The day is the 2nd of August in the year of our Lord Two Thousand and Ten, the day which the growth of Beards is already twice removed from shaving.

Ye hath been given your quest: Grow a Mustache for Michigan. 

Welcome to the 2nd Annual Mustaches for Michigan effort. If you're here, that means you, my friend, have opted to take part in something bigger than yourself. Bigger than that glorious 'stache can ever get -- bigger even than the dude with that giant mustache in Tombstone and The Big Lebowski. You are here because you, like so many other Michigan Football fans, have proclaimed "Mustache be thine Savior, lead us to a victory against UConn on September 4th!"

So make yourself comfortable, we've got 33 days until kickoff. You've got some time to get your beard on. Each day at Mustaches For Michigan you will find new content to help the Dog Days of August pass. What we generally do not do is break news, or give analysis on Football -- there are already blogs out there that do it better than we ever could; they're linked on the sidebar. We exist because we are a community of Michigan Football faithful whose fandom knows no bounds: Growing a mustache in support of an athletic team makes complete sense to us. 
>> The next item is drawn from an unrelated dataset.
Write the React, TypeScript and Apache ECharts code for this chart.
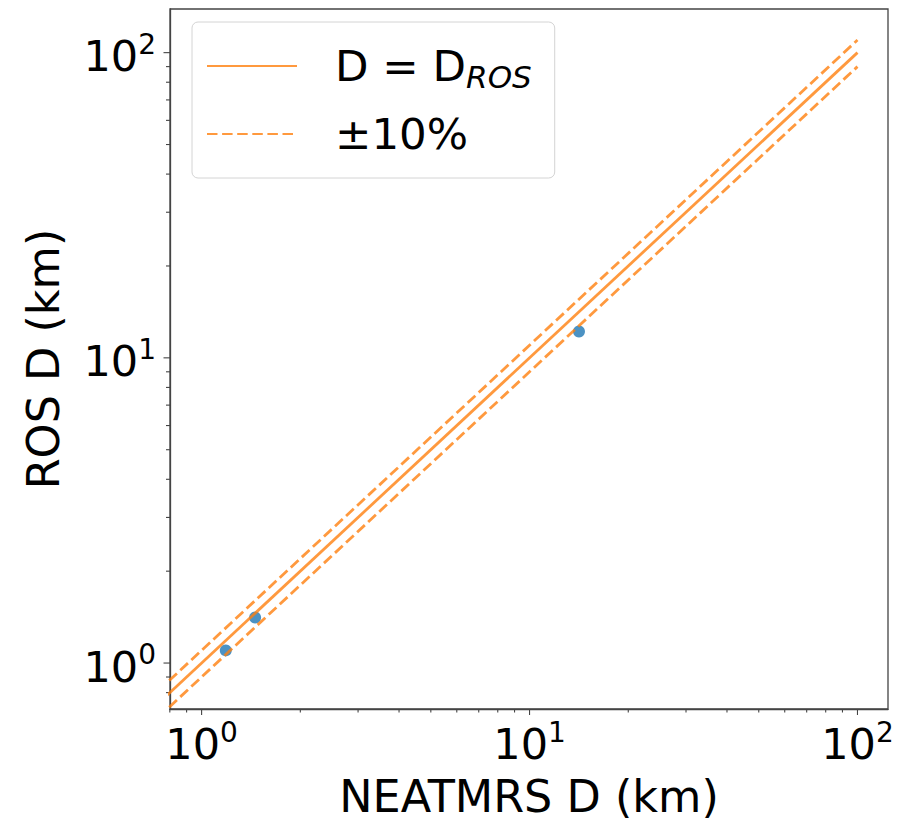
import React, { useEffect, useRef } from "react";
import * as echarts from "echarts";

// ---- data ----
const X_MIN = 0.801;
const X_MAX = 123.9;
const Y_MIN = 0.707;
const Y_MAX = 139;

const neatmrsD = [1.185, 1.456, 14.15];
const rosD = [1.1, 1.41, 12.2];

const lineD = [0.5, 100]; // D = D_ROS reference line end points
const plusFactor = 1.1;
const minusFactor = 0.9;

const majorTicks = [1, 10, 100];
const minorTicksX = [0.8, 0.9, 2, 3, 4, 5, 6, 7, 8, 9, 20, 30, 40, 50, 60, 70, 80, 90];
const minorTicksY = [0.8, 0.9, 2, 3, 4, 5, 6, 7, 8, 9, 20, 30, 40, 50, 60, 70, 80, 90];

const NAME_EXACT = "D = D_ROS";
const NAME_BAND = "±10%";

const FONT = "DejaVu Sans";
const ORANGE = "#ff7f0e";
const BLUE = "#1f77b4";
const SPINE = "#444";

function isPow10(v: number) {
  const l = Math.log10(v);
  return Math.abs(l - Math.round(l)) < 1e-6;
}

export default function App() {
  const ref = useRef<HTMLDivElement>(null);
  useEffect(() => {
    if (!ref.current) return;
    const chart = echarts.init(ref.current, undefined, { renderer: "svg" });

    const tickLabel = {
      fontFamily: FONT,
      color: "#000",
      formatter: (v: number) =>
        isPow10(v) ? `{b|10}{s|${Math.round(Math.log10(v))}}` : "",
      rich: {
        b: { fontSize: 43, lineHeight: 52, fontFamily: FONT, color: "#000" },
        s: { fontSize: 28, lineHeight: 28, verticalAlign: "top", fontFamily: FONT, color: "#000" },
      },
    };

    const xTickData = [
      ...majorTicks.map((v) => [v, 1, 1]),
      ...minorTicksX.map((v) => [v, 1, 0]),
    ];
    const yTickData = [
      ...majorTicks.map((v) => [1, v, 1]),
      ...minorTicksY.map((v) => [1, v, 0]),
    ];

    const dash = [10.5, 4.6];

    chart.setOption({
      animation: false,
      grid: {
        left: 170,
        right: 23,
        top: 9,
        bottom: 113,
        show: true,
        borderColor: SPINE,
        borderWidth: 1.3,
        backgroundColor: "transparent",
      },
      legend: {
        left: 192,
        top: 22,
        orient: "vertical",
        data: [NAME_EXACT, NAME_BAND],
        itemWidth: 90,
        itemHeight: 14,
        itemGap: 16,
        padding: [18, 23, 18, 14],
        backgroundColor: "#fff",
        borderColor: "#d4d4d4",
        borderWidth: 1,
        borderRadius: 6,
        itemStyle: { opacity: 0 },
        formatter: (name: string) => (name === NAME_EXACT ? "D = D{sub|ROS}" : name),
        textStyle: {
          fontFamily: FONT,
          fontSize: 43.5,
          lineHeight: 52,
          color: "#000",
          padding: [0, 0, 0, 33],
          rich: {
            sub: {
              fontFamily: FONT,
              fontSize: 31,
              fontStyle: "italic",
              lineHeight: 29,
              verticalAlign: "bottom",
              color: "#000",
            },
          },
        },
      },
      xAxis: {
        type: "log",
        logBase: 10,
        min: X_MIN,
        max: X_MAX,
        name: "NEATMRS D (km)",
        nameLocation: "middle",
        nameGap: 65,
        nameTextStyle: { fontFamily: FONT, fontSize: 44.5, color: "#000" },
        axisLine: { show: true, onZero: false, lineStyle: { color: SPINE, width: 1.3 } },
        axisTick: { show: false },
        splitLine: { show: false },
        minorTick: { show: false },
        axisLabel: { ...tickLabel, margin: 9, showMinLabel: false, showMaxLabel: false },
      },
      yAxis: {
        type: "log",
        logBase: 10,
        min: Y_MIN,
        max: Y_MAX,
        name: "ROS D (km)",
        nameLocation: "middle",
        nameGap: 104,
        nameTextStyle: { fontFamily: FONT, fontSize: 44.5, color: "#000" },
        axisLine: { show: true, onZero: false, lineStyle: { color: SPINE, width: 1.3 } },
        axisTick: { show: false },
        splitLine: { show: false },
        minorTick: { show: false },
        axisLabel: { ...tickLabel, margin: 14, padding: [7, 0, 0, 0], showMinLabel: false, showMaxLabel: false },
      },
      series: [
        {
          type: "scatter",
          data: neatmrsD.map((x, i) => [x, rosD[i]]),
          symbol: "circle",
          symbolSize: 12,
          itemStyle: { color: BLUE },
          z: 2,
          silent: true,
        },
        {
          name: NAME_EXACT,
          type: "line",
          data: lineD.map((d) => [d, d]),
          symbol: "none",
          lineStyle: { color: ORANGE, width: 2.8, opacity: 0.8 },
          itemStyle: { color: ORANGE, opacity: 0.8 },
          z: 3,
          silent: true,
        },
        {
          name: NAME_BAND,
          type: "line",
          data: lineD.map((d) => [d, d * plusFactor]),
          symbol: "none",
          lineStyle: { color: ORANGE, width: 2.8, type: dash, opacity: 0.8 },
          itemStyle: { color: ORANGE, opacity: 0.8 },
          z: 3,
          silent: true,
        },
        {
          name: NAME_BAND,
          type: "line",
          data: lineD.map((d) => [d, d * minusFactor]),
          symbol: "none",
          lineStyle: { color: ORANGE, width: 2.8, type: dash, opacity: 0.8 },
          itemStyle: { color: ORANGE, opacity: 0.8 },
          z: 3,
          silent: true,
        },
        {
          type: "custom",
          clip: false,
          silent: true,
          encode: { x: 0, y: 1 },
          data: xTickData,
          renderItem: (params: any, api: any) => {
            const v = api.value(0);
            const major = api.value(2);
            const cs = params.coordSys;
            const x = api.coord([v, 1])[0];
            const y0 = cs.y + cs.height;
            const len = major ? 6 : 3.5;
            return {
              type: "line",
              shape: { x1: x, y1: y0, x2: x, y2: y0 + len },
              style: { stroke: SPINE, lineWidth: 1.1 },
            };
          },
        },
        {
          type: "custom",
          clip: false,
          silent: true,
          encode: { x: 0, y: 1 },
          data: yTickData,
          renderItem: (params: any, api: any) => {
            const v = api.value(1);
            const major = api.value(2);
            const cs = params.coordSys;
            const y = api.coord([1, v])[1];
            const x0 = cs.x;
            const len = major ? 6.5 : 4;
            return {
              type: "line",
              shape: { x1: x0, y1: y, x2: x0 - len, y2: y },
              style: { stroke: SPINE, lineWidth: 1.1 },
            };
          },
        },
      ],
    });
    return () => chart.dispose();
  }, []);
  return (
    <div
      ref={ref}
      style={{ position: "fixed", left: 0, top: 0, width: 911, height: 824, background: "#fff" }}
    />
  );
}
Because we are a community -- a Mustaches for Michigan Collective -- we love to see you supporting the cause. Send us your photos of that blossoming beard, brother. Each week, Friday's most likely, we will post a Weekly Round-Up of our Beards in Progress. Snap a quick pic on Thursdays and send em to us a 

And don't forget to spread the word. The more mustaches grown in favor of Michigan, the better our chances at bringing home that victory on Sept. 4. That is a fact. There is data somewhere to be found which verifies it. To simplify it for you (I think it's even one of Newton's Laws): Mustache = Win. The more mustaches the bigger the win. And you want Michigan to win, don't you? Monty Python God forbid that we crawl away with a loss to UConn, well if you didn't do your part by participating in our Mustaching Efforts* then the blame rests squarely upon your bald and quivering upper lip. Good luck sleeping at night, jerkoff. But you're here, and you're not a jerkoff (probably). Do spread the word, though. Tell your friends. We're on Facebook. Tell those friends too. We're also on Twitter

You have heard the call to upper lips! Do something about it. Get involved. Grow Blue!

Btw, Monty Python God, nice beard. 

*Ladies and Men who are unable to grow beards and/or Mustaches can still print-a-'sache, so theres' no excuse!